* [Work to be completed]:
Everything from the first line of the data below through the line that contains "0.795,0.799,0.802,0.805,0.806,0.807,0.808,0.809,0.811,0.813];" should be written out exactly, please, and nothing more; the pictures stay out.

=-=-=

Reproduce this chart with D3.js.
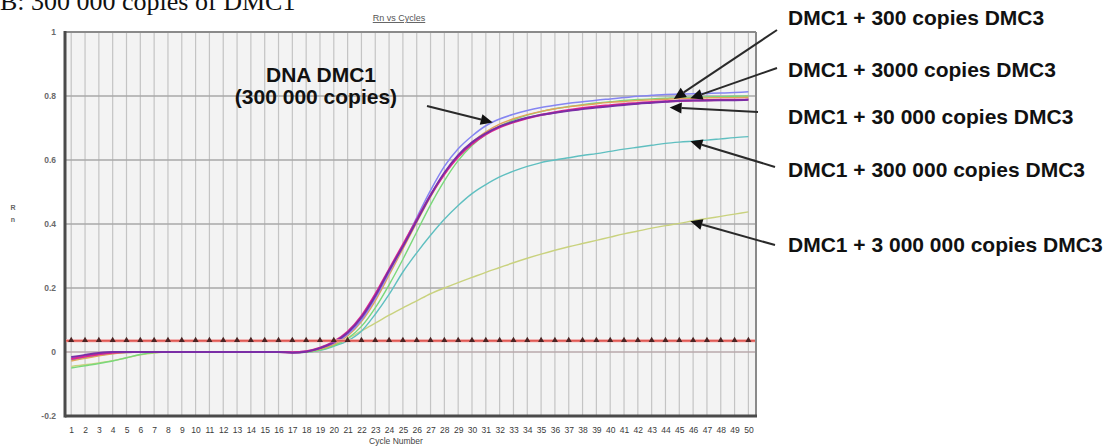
<!DOCTYPE html>
<html>
<head>
<meta charset="utf-8">
<script src="https://cdn.jsdelivr.net/npm/d3@7"></script>
<style>
  html, body { margin: 0; padding: 0; background: #fff; }
  svg { display: block; }
</style>
</head>
<body>
<svg id="chart" width="1115" height="448"></svg>
<script>
// Amplification plot: normalised reporter (Rn) per PCR cycle
const cycles = d3.range(1, 51);
const yTicks = [-0.2, 0, 0.2, 0.4, 0.6, 0.8, 1];
const yTickLabels = ["-0.2", "0", "0.2", "0.4", "0.6", "0.8", "1"];
const thresholdValue = 0.035;

const seriesNames = ["yellowgreen", "teal", "green", "orange", "blue", "magenta", "purple"];

const yellowgreen = [-0.045,-0.040,-0.034,-0.027,-0.018,-0.009,-0.003,0,0,0,
  0,0,0,0,0,0,0,0,0.008,0.022,
  0.042,0.066,0.090,0.115,0.138,0.160,0.182,0.200,0.217,0.233,
  0.249,0.264,0.279,0.293,0.306,0.318,0.329,0.339,0.349,0.359,
  0.369,0.378,0.387,0.395,0.402,0.410,0.417,0.424,0.431,0.438];

const teal = [-0.025,-0.017,-0.010,-0.005,-0.002,0,0,0,0,0,
  0,0,0,0,0,0,0,0,0.005,0.018,
  0.035,0.065,0.118,0.180,0.250,0.310,0.365,0.415,0.458,0.495,
  0.523,0.547,0.565,0.580,0.592,0.600,0.607,0.614,0.620,0.627,
  0.634,0.640,0.646,0.652,0.656,0.659,0.662,0.666,0.670,0.673];

const green = [-0.050,-0.043,-0.036,-0.028,-0.018,-0.008,-0.002,0,0,0,
  0,0,0,0,0,0,-0.002,-0.001,0.006,0.020,
  0.042,0.080,0.138,0.210,0.290,0.375,0.460,0.535,0.598,0.645,
  0.680,0.706,0.725,0.740,0.751,0.760,0.767,0.773,0.778,0.782,
  0.786,0.789,0.791,0.793,0.795,0.796,0.797,0.798,0.799,0.800];

const orange = [-0.028,-0.020,-0.012,-0.006,-0.002,0,0,0,0,0,
  0,0,0,0,0,0,0,0.001,0.009,0.024,
  0.050,0.095,0.160,0.240,0.322,0.405,0.485,0.556,0.612,0.655,
  0.688,0.712,0.729,0.742,0.752,0.760,0.766,0.771,0.776,0.780,
  0.783,0.786,0.788,0.790,0.792,0.793,0.794,0.795,0.795,0.796];

const blue = [-0.020,-0.012,-0.005,-0.001,0,0,0,0,0,0,
  0,0,0,0,0,0,0,0.002,0.012,0.028,
  0.055,0.100,0.168,0.248,0.330,0.420,0.505,0.580,0.635,0.675,
  0.707,0.728,0.743,0.755,0.764,0.771,0.777,0.782,0.787,0.791,
  0.795,0.799,0.802,0.805,0.806,0.807,0.808,0.809,0.811,0.813];

const magenta = [-0.022,-0.014,-0.007,-0.002,0,0,0,0,0,0,
  0,0,0,0,0,0,-0.001,0.002,0.013,0.032,
  0.063,0.112,0.180,0.258,0.335,0.413,0.490,0.556,0.610,0.650,
  0.680,0.702,0.718,0.731,0.741,0.749,0.756,0.762,0.767,0.771,
  0.775,0.778,0.781,0.783,0.785,0.786,0.787,0.788,0.788,0.789];

const purple = [-0.016,-0.009,-0.003,0,0,0,0,0,0,0,
  0,0,0,0,0,0,-0.002,0.001,0.012,0.030,
  0.060,0.108,0.175,0.255,0.330,0.410,0.490,0.560,0.615,0.655,
  0.683,0.705,0.720,0.732,0.741,0.748,0.754,0.759,0.764,0.768,
  0.772,0.776,0.779,0.782,0.785,0.786,0.786,0.787,0.787,0.788];

const seriesValues = { yellowgreen, teal, green, orange, blue, magenta, purple };
const seriesColors = {
  yellowgreen: "#c9d27e", teal: "#5fbfc0", green: "#7ad87a", orange: "#e2a35a",
  blue: "#8585f2", magenta: "#e0258e", purple: "#7a2ea6"
};
const seriesWidths = {
  yellowgreen: 1.4, teal: 1.4, green: 1.4, orange: 1.4, blue: 1.5, magenta: 2.2, purple: 2
};

// Callout labels and the curve each one points at
const calloutTexts = [
  "DMC1 + 300 copies DMC3",
  "DMC1 + 3000 copies DMC3",
  "DMC1 + 30 000 copies DMC3",
  "DMC1 + 300 000 copies DMC3",
  "DMC1 + 3 000 000 copies DMC3"
];
const calloutSeries = ["magenta", "orange", "purple", "teal", "yellowgreen"];
const calloutCycles = [44.6, 45.8, 44.3, 45.8, 45.8];
const dnaLabelLines = ["DNA DMC1", "(300 000 copies)"];

// ---------- layout ----------
const svg = d3.select("#chart");
const plot = { left: 65, right: 756, top: 32, bottom: 416 };

const x = d3.scaleLinear().domain([0.55, 50.55]).range([plot.left, plot.right]);
const y = d3.scaleLinear().domain([-0.2, 1]).range([plot.bottom, plot.top]);

// panel heading (partly above the page edge)
svg.append("text")
  .attr("x", 0).attr("y", 10)
  .attr("font-family", "Liberation Serif, Times New Roman, serif")
  .attr("font-size", 26)
  .attr("fill", "#111")
  .text("B: 300 000 copies of DMC1");

// chart title
svg.append("text")
  .attr("x", 399).attr("y", 21)
  .attr("text-anchor", "middle")
  .attr("font-family", "Liberation Sans, Arial, sans-serif")
  .attr("font-size", 9)
  .attr("fill", "#555")
  .attr("text-decoration", "underline")
  .text("Rn vs Cycles");

// plot background
svg.append("rect")
  .attr("x", plot.left).attr("y", plot.top)
  .attr("width", plot.right - plot.left).attr("height", plot.bottom - plot.top)
  .attr("fill", "#f3f3f3");

// vertical grid, one line per cycle
svg.append("g")
  .selectAll("line").data(cycles).join("line")
  .attr("x1", d => x(d)).attr("x2", d => x(d))
  .attr("y1", plot.top).attr("y2", plot.bottom)
  .attr("stroke", "#c4c4c4").attr("stroke-width", 1.2);

// horizontal grid
svg.append("g")
  .selectAll("line").data(yTicks.filter(v => v > -0.2 && v < 1)).join("line")
  .attr("x1", plot.left).attr("x2", plot.right)
  .attr("y1", d => y(d)).attr("y2", d => y(d))
  .attr("stroke", d => d === 0 ? "#b9a9ab" : "#a9a9a9").attr("stroke-width", 1.3);

// frame
svg.append("line").attr("x1", plot.left).attr("x2", plot.right)
  .attr("y1", plot.top).attr("y2", plot.top).attr("stroke", "#8a8a8a").attr("stroke-width", 2);
svg.append("line").attr("x1", plot.right).attr("x2", plot.right)
  .attr("y1", plot.top).attr("y2", plot.bottom).attr("stroke", "#8a8a8a").attr("stroke-width", 2);
svg.append("line").attr("x1", plot.left).attr("x2", plot.left)
  .attr("y1", plot.top - 1).attr("y2", plot.bottom + 1.5).attr("stroke", "#4a4a4a").attr("stroke-width", 3);
svg.append("line").attr("x1", plot.left).attr("x2", plot.right + 1)
  .attr("y1", plot.bottom).attr("y2", plot.bottom).attr("stroke", "#4a4a4a").attr("stroke-width", 3);

// axes (labels only)
const yAxis = d3.axisLeft(y).tickValues(yTicks).tickSize(0).tickPadding(9)
  .tickFormat((d, i) => yTickLabels[i]);
const gy = svg.append("g").attr("transform", `translate(${plot.left},0)`).call(yAxis);
gy.select(".domain").remove();
gy.selectAll("text")
  .attr("font-family", "Liberation Sans, Arial, sans-serif")
  .attr("font-size", 8.5).attr("font-weight", "bold").attr("fill", "#6a6a6a");

const xAxis = d3.axisBottom(x).tickValues(cycles).tickSize(0).tickPadding(11)
  .tickFormat(d3.format("d"));
const gx = svg.append("g").attr("transform", `translate(0,${plot.bottom})`).call(xAxis);
gx.select(".domain").remove();
gx.selectAll("text")
  .attr("font-family", "Liberation Sans, Arial, sans-serif")
  .attr("font-size", 8.5).attr("fill", "#3a3a3a");

// axis titles
svg.append("text")
  .attr("x", 396).attr("y", 444)
  .attr("text-anchor", "middle")
  .attr("font-family", "Liberation Sans, Arial, sans-serif")
  .attr("font-size", 8.5).attr("fill", "#444")
  .text("Cycle Number");
const rn = svg.append("text")
  .attr("font-family", "Liberation Sans, Arial, sans-serif")
  .attr("font-size", 7).attr("font-weight", "bold").attr("fill", "#666")
  .attr("text-anchor", "middle");
rn.append("tspan").attr("x", 13).attr("y", 210).text("R");
rn.append("tspan").attr("x", 13).attr("y", 222).text("n");

// amplification curves
const line = d3.line()
  .x((d, i) => x(cycles[i]))
  .y(d => y(d))
  .curve(d3.curveMonotoneX);

svg.append("g")
  .selectAll("path").data(seriesNames).join("path")
  .attr("d", name => line(seriesValues[name]))
  .attr("fill", "none")
  .attr("stroke", name => seriesColors[name])
  .attr("stroke-width", name => seriesWidths[name])
  .attr("stroke-linejoin", "round");

// threshold line with cycle markers
svg.append("line")
  .attr("x1", plot.left + 1).attr("x2", plot.right - 1)
  .attr("y1", y(thresholdValue)).attr("y2", y(thresholdValue))
  .attr("stroke", "#f2a0a0").attr("stroke-width", 3);
svg.append("line")
  .attr("x1", plot.left + 1).attr("x2", plot.right - 1)
  .attr("y1", y(thresholdValue)).attr("y2", y(thresholdValue))
  .attr("stroke", "#d9443c").attr("stroke-width", 1.3);
svg.append("g")
  .selectAll("path").data(cycles).join("path")
  .attr("transform", d => `translate(${x(d)},${y(thresholdValue) - 0.5})`)
  .attr("d", d3.symbol(d3.symbolTriangle, 16))
  .attr("fill", "#4a2424");

// ---------- callouts ----------
function valueAt(name, c) {
  const v = seriesValues[name];
  const i = Math.floor(c) - 1;
  const t = c - Math.floor(c);
  return v[i] + (v[Math.min(i + 1, v.length - 1)] - v[i]) * t;
}

function arrow(g, x0, y0, x1, y1) {
  const ang = Math.atan2(y1 - y0, x1 - x0);
  const len = 12, half = 5.5;
  const bx = x1 - len * Math.cos(ang), by = y1 - len * Math.sin(ang);
  g.append("line")
    .attr("x1", x0).attr("y1", y0).attr("x2", bx).attr("y2", by)
    .attr("stroke", "#2a2a2a").attr("stroke-width", 2);
  const px = -Math.sin(ang) * half, py = Math.cos(ang) * half;
  g.append("path")
    .attr("d", `M${x1},${y1}L${bx + px},${by + py}L${bx - px},${by - py}Z`)
    .attr("fill", "#111");
}

const annot = svg.append("g");
const labelFont = "Liberation Sans, Arial, sans-serif";
const labelX = 788;
const labelBaselines = [25, 77, 124, 177, 252];
const tailPoints = [[777, 30], [777, 68], [758, 112], [775, 167], [775, 245]];
const tipOffsets = [-2, 0, 6, 0, 0];

calloutTexts.forEach((t, i) => {
  annot.append("text")
    .attr("x", labelX).attr("y", labelBaselines[i])
    .attr("font-family", labelFont).attr("font-size", 21).attr("font-weight", "bold")
    .attr("fill", "#111")
    .text(t);
  const c = calloutCycles[i];
  const tx = x(c), ty = y(valueAt(calloutSeries[i], c)) + tipOffsets[i];
  arrow(annot, tailPoints[i][0], tailPoints[i][1], tx, ty);
});

// DNA-only control callout
const dnaText = annot.append("text")
  .attr("font-family", labelFont).attr("font-size", 21).attr("font-weight", "bold")
  .attr("fill", "#111").attr("text-anchor", "middle");
dnaText.append("tspan").attr("x", 321).attr("y", 82).text(dnaLabelLines[0]);
dnaText.append("tspan").attr("x", 316).attr("y", 104).text(dnaLabelLines[1]);
arrow(annot, 427, 106, x(31.5), y(valueAt("blue", 31.5)));
</script>
</body>
</html>
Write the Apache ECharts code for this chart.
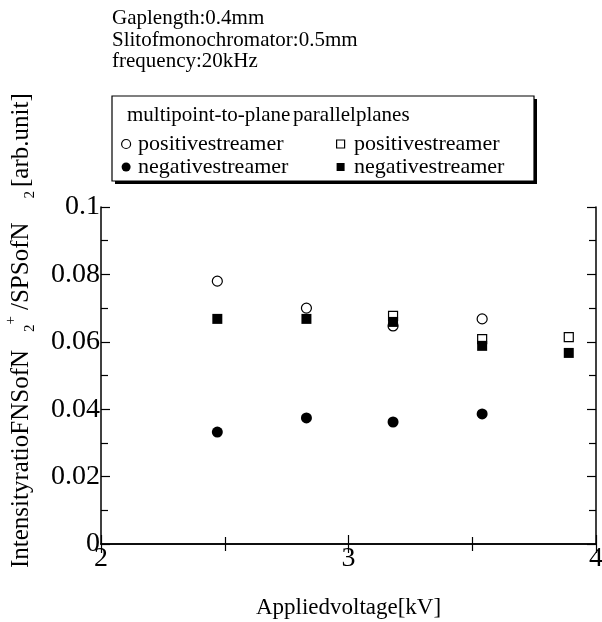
<!DOCTYPE html>
<html>
<head>
<meta charset="utf-8">
<script src="https://cdn.jsdelivr.net/npm/echarts@6/dist/echarts.min.js"></script>
<style>
  html, body { margin: 0; padding: 0; background: #fff; }
  #main { width: 602px; height: 622px; }
</style>
</head>
<body>
<div id="main"></div>
<script>
// 数据
var voltsMulti = [2.47, 2.83, 3.18, 3.54];
var posMulti = [0.078, 0.070, 0.0647, 0.0668];
var negMulti = [0.0332, 0.0374, 0.0362, 0.0386];
var voltsParPos = [3.18, 3.54, 3.89];
var posParallel = [0.0677, 0.0608, 0.0614];
var voltsParNeg = [2.47, 2.83, 3.18, 3.54, 3.89];
var negParallel = [0.0668, 0.0668, 0.0659, 0.0588, 0.0567];
var infoLines = ['Gaplength:0.4mm', 'Slitofmonochromator:0.5mm', 'frequency:20kHz'];

var FONT = 'Liberation Serif';
var SQUARE = 'path://M0,0H10V10H0Z';

function pairs(xs, ys) {
  return xs.map(function (x, i) { return [x, ys[i]]; });
}

var openStyle = { color: '#fff', borderColor: '#000', borderWidth: 1.2, opacity: 1 };
var fillStyle = { color: '#000', borderColor: '#000', borderWidth: 0, opacity: 1 };

var axisCommon = {
  axisLine: { lineStyle: { color: '#000', width: 1.5 } },
  axisTick: { inside: true, length: 9, lineStyle: { color: '#000', width: 1.2 } },
  minorTick: { show: true, splitNumber: 2, length: 7, lineStyle: { color: '#000', width: 1.2 } },
  splitLine: { show: false }
};

var legendText = { fontFamily: FONT, fontSize: 22, color: '#000', lineHeight: 22 };

var chart = echarts.init(document.getElementById('main'));
var option = {
  animation: false,
  backgroundColor: '#fff',
  textStyle: { fontFamily: FONT, color: '#000' },
  grid: { left: 101, top: 207, right: 6, bottom: 78, outerBoundsMode: 'none', containLabel: false },
  xAxis: [
    Object.assign({
      type: 'value', min: 2, max: 4, interval: 1, position: 'bottom',
      name: 'Appliedvoltage[kV]', nameLocation: 'middle', nameGap: 52,
      nameTextStyle: { fontFamily: FONT, fontSize: 23, color: '#000' },
      axisLabel: { fontFamily: FONT, fontSize: 28, color: '#000', margin: 1 }
    }, axisCommon),
    Object.assign({
      type: 'value', min: 2, max: 4, interval: 1, position: 'top',
      axisLabel: { show: false }
    }, axisCommon)
  ],
  yAxis: [
    Object.assign({
      type: 'value', min: 0, max: 0.1, interval: 0.02, position: 'left',
      axisLabel: { fontFamily: FONT, fontSize: 28, color: '#000', margin: 1,
        formatter: function (v) { return v === 0 ? '0' : String(+v.toFixed(2)); } }
    }, axisCommon),
    Object.assign({
      type: 'value', min: 0, max: 0.1, interval: 0.02, position: 'right',
      axisLabel: { show: false }
    }, axisCommon)
  ],
  legend: [
    {
      orient: 'vertical', left: 116, top: 128, itemGap: 1,
      itemWidth: 14, itemHeight: 9, icon: 'circle',
      textStyle: legendText,
      formatter: function (n) { return n.split(' ')[1]; },
      data: [
        { name: 'multi positivestreamer', itemStyle: openStyle },
        { name: 'multi negativestreamer', itemStyle: fillStyle }
      ]
    },
    {
      orient: 'vertical', left: 331, top: 128, itemGap: 1,
      itemWidth: 17, itemHeight: 8, icon: SQUARE, symbolKeepAspect: true,
      textStyle: legendText,
      formatter: function (n) { return n.split(' ')[1]; },
      data: [
        { name: 'parallel positivestreamer', itemStyle: openStyle },
        { name: 'parallel negativestreamer', itemStyle: fillStyle }
      ]
    }
  ],
  graphic: [
    { type: 'rect', z: 0, shape: { x: 115, y: 99, width: 422, height: 85 }, style: { fill: '#000' } },
    { type: 'rect', z: 0, shape: { x: 112, y: 96, width: 422, height: 85 }, style: { fill: '#fff', stroke: '#000', lineWidth: 1.2 } },
    { type: 'text', z: 1, x: 127, y: 115, style: { text: 'multipoint-to-plane', font: '21px "Liberation Serif"', fill: '#000', verticalAlign: 'middle' } },
    { type: 'text', z: 1, x: 293, y: 115, style: { text: 'parallelplanes', font: '21px "Liberation Serif"', fill: '#000', verticalAlign: 'middle' } },
    { type: 'text', z: 1, x: 112, y: 18, style: { text: infoLines[0], font: '21px "Liberation Serif"', fill: '#000', verticalAlign: 'middle' } },
    { type: 'text', z: 1, x: 112, y: 40, style: { text: infoLines[1], font: '21px "Liberation Serif"', fill: '#000', verticalAlign: 'middle' } },
    { type: 'text', z: 1, x: 112, y: 61, style: { text: infoLines[2], font: '21px "Liberation Serif"', fill: '#000', verticalAlign: 'middle' } },
    {
      type: 'text', z: 1, x: 21, y: 568, rotation: Math.PI / 2,
      style: {
        text: '{m|IntensityratioFNSofN}{sub|2}{sup|+}{m|/SPSofN}{sub2|2}{m|[arb.unit]}',
        align: 'left', verticalAlign: 'middle', fill: '#000',
        rich: {
          m: { fontFamily: FONT, fontSize: 25, lineHeight: 34, fill: '#000' },
          sub: { fontFamily: FONT, fontSize: 15, lineHeight: 15, verticalAlign: 'bottom', padding: [0, 0, 0, 18], fill: '#000' },
          sup: { fontFamily: FONT, fontSize: 15, lineHeight: 15, verticalAlign: 'top', padding: [0, 6, 0, 0], fill: '#000' },
          sub2: { fontFamily: FONT, fontSize: 15, lineHeight: 15, verticalAlign: 'bottom', padding: [0, 4, 0, 24], fill: '#000' }
        }
      }
    }
  ],
  series: [
    { name: 'multi positivestreamer', type: 'scatter', symbol: 'circle', symbolSize: 10,
      itemStyle: openStyle, data: pairs(voltsMulti, posMulti) },
    { name: 'multi negativestreamer', type: 'scatter', symbol: 'circle', symbolSize: 11,
      itemStyle: fillStyle, data: pairs(voltsMulti, negMulti) },
    { name: 'parallel positivestreamer', type: 'scatter', symbol: 'rect', symbolSize: 9,
      itemStyle: openStyle, data: pairs(voltsParPos, posParallel) },
    { name: 'parallel negativestreamer', type: 'scatter', symbol: 'rect', symbolSize: 10,
      itemStyle: fillStyle, data: pairs(voltsParNeg, negParallel) }
  ]
};
chart.setOption(option);
</script>
</body>
</html>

=-=-=

* [Finished exercise]:
Reproduce this chart with D3.js.
<!DOCTYPE html>
<html>
<head>
<meta charset="utf-8">
<script src="https://cdn.jsdelivr.net/npm/d3@7"></script>
<style>
  html, body { margin: 0; padding: 0; background: #fff; }
  svg { display: block; }
</style>
</head>
<body>
<svg id="chart" width="1115" height="448"></svg>
<script>
// Amplification plot: normalised reporter (Rn) per PCR cycle
const cycles = d3.range(1, 51);
const yTicks = [-0.2, 0, 0.2, 0.4, 0.6, 0.8, 1];
const yTickLabels = ["-0.2", "0", "0.2", "0.4", "0.6", "0.8", "1"];
const thresholdValue = 0.035;

const seriesNames = ["yellowgreen", "teal", "green", "orange", "blue", "magenta", "purple"];

const yellowgreen = [-0.045,-0.040,-0.034,-0.027,-0.018,-0.009,-0.003,0,0,0,
  0,0,0,0,0,0,0,0,0.008,0.022,
  0.042,0.066,0.090,0.115,0.138,0.160,0.182,0.200,0.217,0.233,
  0.249,0.264,0.279,0.293,0.306,0.318,0.329,0.339,0.349,0.359,
  0.369,0.378,0.387,0.395,0.402,0.410,0.417,0.424,0.431,0.438];

const teal = [-0.025,-0.017,-0.010,-0.005,-0.002,0,0,0,0,0,
  0,0,0,0,0,0,0,0,0.005,0.018,
  0.035,0.065,0.118,0.180,0.250,0.310,0.365,0.415,0.458,0.495,
  0.523,0.547,0.565,0.580,0.592,0.600,0.607,0.614,0.620,0.627,
  0.634,0.640,0.646,0.652,0.656,0.659,0.662,0.666,0.670,0.673];

const green = [-0.050,-0.043,-0.036,-0.028,-0.018,-0.008,-0.002,0,0,0,
  0,0,0,0,0,0,-0.002,-0.001,0.006,0.020,
  0.042,0.080,0.138,0.210,0.290,0.375,0.460,0.535,0.598,0.645,
  0.680,0.706,0.725,0.740,0.751,0.760,0.767,0.773,0.778,0.782,
  0.786,0.789,0.791,0.793,0.795,0.796,0.797,0.798,0.799,0.800];

const orange = [-0.028,-0.020,-0.012,-0.006,-0.002,0,0,0,0,0,
  0,0,0,0,0,0,0,0.001,0.009,0.024,
  0.050,0.095,0.160,0.240,0.322,0.405,0.485,0.556,0.612,0.655,
  0.688,0.712,0.729,0.742,0.752,0.760,0.766,0.771,0.776,0.780,
  0.783,0.786,0.788,0.790,0.792,0.793,0.794,0.795,0.795,0.796];

const blue = [-0.020,-0.012,-0.005,-0.001,0,0,0,0,0,0,
  0,0,0,0,0,0,0,0.002,0.012,0.028,
  0.055,0.100,0.168,0.248,0.330,0.420,0.505,0.580,0.635,0.675,
  0.707,0.728,0.743,0.755,0.764,0.771,0.777,0.782,0.787,0.791,
  0.795,0.799,0.802,0.805,0.806,0.807,0.808,0.809,0.811,0.813];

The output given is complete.